Jamie Oliver’s Arrosto Misto with Gravy

Serves: 8

This is a really cool roast, bringing together two meats – lamb and duck – and roasting them side by side.

Cool right?

Better still, the gravy that is produced as part of the process is rich and flavoursome and it really is a pillar unto itself in the meal.

The last time I served this up, I served it with pan-fried parmesan polenta and pan sautéed asparagus with balsamic.

Next time, I’d try a cabbage gratin to cut through the richness of the roast; perhaps some buttered beans.

Whatever you serve this with, people will know it is going to be special and that means they’ll bring better wines to dinner.

Cool right?

Right.

Ingredients

4 celery stalks, roughly chopped
4 carrots, roughly chopped
2 red onions, roughly chopped
A head of garlic broken into cloves
A few bay leaves
A small bunch of fresh rosemary separate into sprigs
1.5kg shoulder of lamb
Olive oil
Bottle of red wine (750ml)
1 large (2kg) free-range or organic duck
1 thumb sized piece of ginger
2 tbs of flour

Method

  1. Preheat the oven to 170c.
  2. Divide the chopped vegetables, garlic cloves and bay leaves between two roasting pans. Scatter half the rosemary over the vegetables in one pan, retaining the other half of the rosemary for stuffing in the duck.
  3. Season the lamb shoulder and duck and drizzle with olive oil.
  4. Slice the ginger and stuff inside the duck with the remaining rosemary.
  5. Place the lamb on top of the vegetables in the roasting pan with the rosemary, and the duck on top of the vegetables in the roasting pan without the rosemary. Pour a third of the wine over the lamb, a third of the wine over the duck, retaining a third for the gravy.
  6. Place the lamb in the oven for two hours, checking periodically to see if it is drying out. If so, add a little water; this is important as the vegetables in the lamb roasting dish will make the gravy and so must be moist.
  7. After two hours of cooking, add the duck to the oven and cook for a further two hours. After four hours, the meat should be falling off the bone of the lamb and the duck will be golden and cooked.
  8. Remove the meat from the oven and set aside covered in foil. Add the remaining wine and flour to the sauce and vegetables in the lamb’s roasting pan, and place the roasting pan directly over a medium heat, stirring to combine into gravy. Try to mash up the vegetables. Do not use the duck’s roasting dish for the gravy as it will be too fatty.
  9. Shred the meats and combine on a platter. Serve the gravy in a bowl.

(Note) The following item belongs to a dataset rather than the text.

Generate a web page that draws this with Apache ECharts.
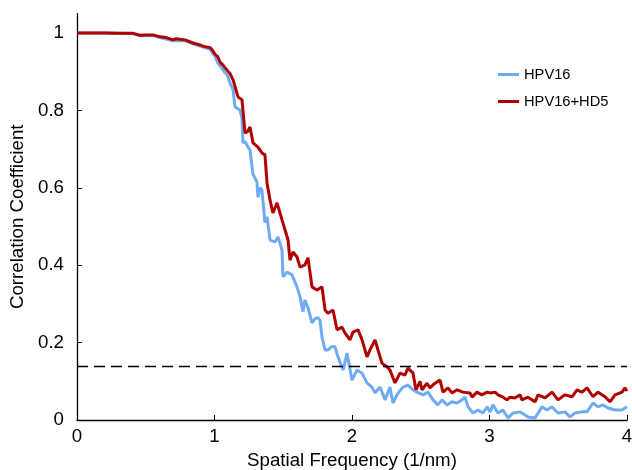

Gok Wan’s Leftover Roast Duck Noodles

Serves: 2

This is a cracker of a dish.

From go to hero, it is the fastest way to whip up a great tasting Asian dinner using your left-over meat; duck, chicken or in my case, three small leftover pork scotch fillets. Shred your meat, get your noodles ready and five minutes of wok time later…

Kid friendly too!

This is not the original recipe as I have altered some of the ingredients up. You could tone it down a notch though I really like the fun, fresh taste.

Ingredients

1 tbsp groundnut oil
200gm leftover duck meat, shredded (or pork, chicken, lamb etc)
1 cucumber, deseeded and cut into batons
4 spring onions, finely sliced into 4cm lengths
3 – 4 tbsp hoisin sauce
1 tbsp light soy sauce
150gm dried fine egg noodles, cooked and drained according to instructions (I used Wokka Thin Egg Noodles (Shelf Read).

Method

  1. Heat the oil in a wok over a high heat. When the oil is smoking, add the duck meat and stir-fry for 2 – 3 minutes, until the meat is beginning to turn golden and a little crisp.
  2. Add the cucumber and spring onions and continue to stir-fry for 2 mins, then add the Hoisin sauce and a splash of water, Mix well.
  3. Add the cooked noodles, with the soy sauce if using and toss everything together. Serve immediately.